Watson played football as an inside left for junior club Dunoon Milton Rovers before signing for his new home-town club, Tranmere Rovers, in 1930. He was captain of Tranmere's reserve team in the 1933–34 season, and came into the first team at centre half for the Welsh Cup seventh-round replay against Newport County. Despite narrowly failing to score an own goal, he was on the winning side. He kept his place, and made his Football League debut on 10 March 1934 in the Third Division North visit to Walsall. Tranmere lost 5–3, but with Watson still in the team, they beat York City 3–0 the following week.
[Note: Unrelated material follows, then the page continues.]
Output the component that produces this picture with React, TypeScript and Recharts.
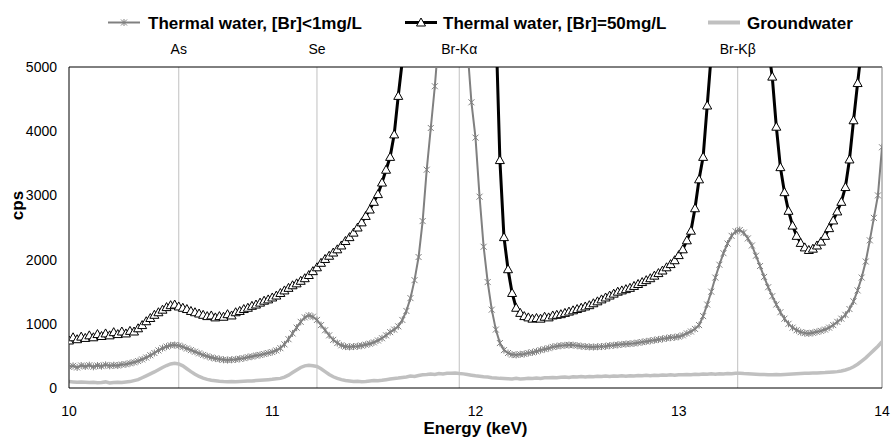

Playing at inside left, the position for which he was signed, Watson scored his first senior goal to tie the scores at home to Stockport County on 23 April.

He captained the Cheshire Football Association's amateur representative team in the final of the Northern Counties Amateur Championship; Cheshire lost 3–1 to the East Riding of Yorkshire. The last of his five senior appearances for Tranmere came in April 1936, but he remained with the club until February 1937, when he joined South Liverpool of the Lancashire Combination.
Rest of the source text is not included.